The silent movie will be screened at this year’s Savannah fest, with a live 19-piece orchestra providing the soundtrack. It will be only the second time the piece has been performed, and it will require nine rehearsals to get the music right. “Wycliffe is kind of a perfectionist about these things,” says Gibson.

After that, who knows? How often do you see silent films screened with a live orchestra providing original music for the soundtrack? (And we’re not talking about Star Trek here.)

In other words, it’s a big undertaking for a one-of-a-kind performance event that has only a small chance of being monetized. But this sort of handmade unique occasion is what sets Savannah’s festival apart.
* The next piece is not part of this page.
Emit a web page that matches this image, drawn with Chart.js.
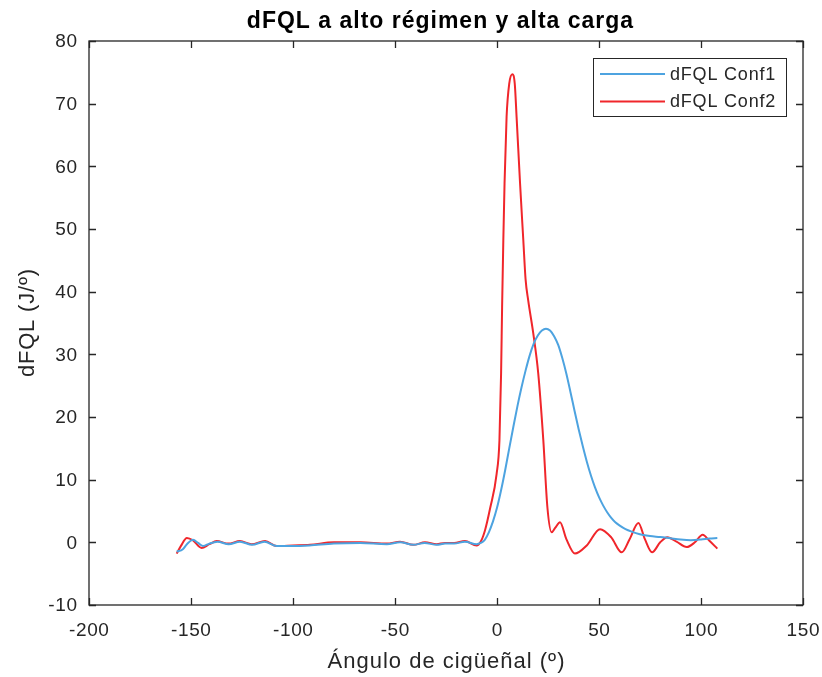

From March 24-April 9 Savannah will present 17 days of jazz, classical, bluegrass, international and American roots music, with an emphasis on interesting combinations and the occasional bespoke show.

This year’s smorgasbord offers blue chip classical fare (the complete Beethoven piano trios will be played over two days), all-star country (Dwight Yoakam), roots Americana (Ricky Skaggs and Ry Cooder with vocalist Sharon White), international music (a Balkan brass band blowout) and bluegrass and New Grass (Del McCoury and David Grisman).

There are not too many concessions to pop accessibility. Gibson likes to talk about Savannah’s music in the context of nourishing meals. “Savannah is a farm-to-table mentality,” he says, touting the free-range tunes and grass-fed traditions served in the city by the sea.

Can the festival grow to the size of Charleston’s Spoleto U.S.A., which takes place May 27-June 12?

This will be Spoleto’s 40th festival. With a budget of $6.5 million, the Charleston festival attracts 70,000 visitors. Savannah’s fest is in its 27th year; the budget is $3.6 million; attendance is about 35,000.

Gibson doesn’t discount that possibility. But he underplays it.

“Sometimes just surviving from year to year is success,” he says wryly. “But if your budget is up, and your ticket sales are up, and the quality is high, then you’re doing well.”

How ever they want to measure their festival’s success, Savannah’s event still has an intangible plus, say both Gibson and Gordon, a little lagniappe that keeps the party successful, even if it can’t boast Charleston-sized numbers.

Gordon noticed it this way. He had been working in New York and touring, and he came back to Georgia recently and was walking down the street in Savannah when a stranger walking in the other direction said hello.

Just that. And Gordon realized how much he had been missing those cordial greetings.

“‘Hello’ brought up so much for me,” said Gordon. “That’s how I grew up. It’s like coming home and meeting up with old friends and musicians and jamming with them.”

And that’s why he likes coming back. “The food, the people, the music, the hang. I don’t do that party scene much, but here I look forward to doing that. I kind of need it.”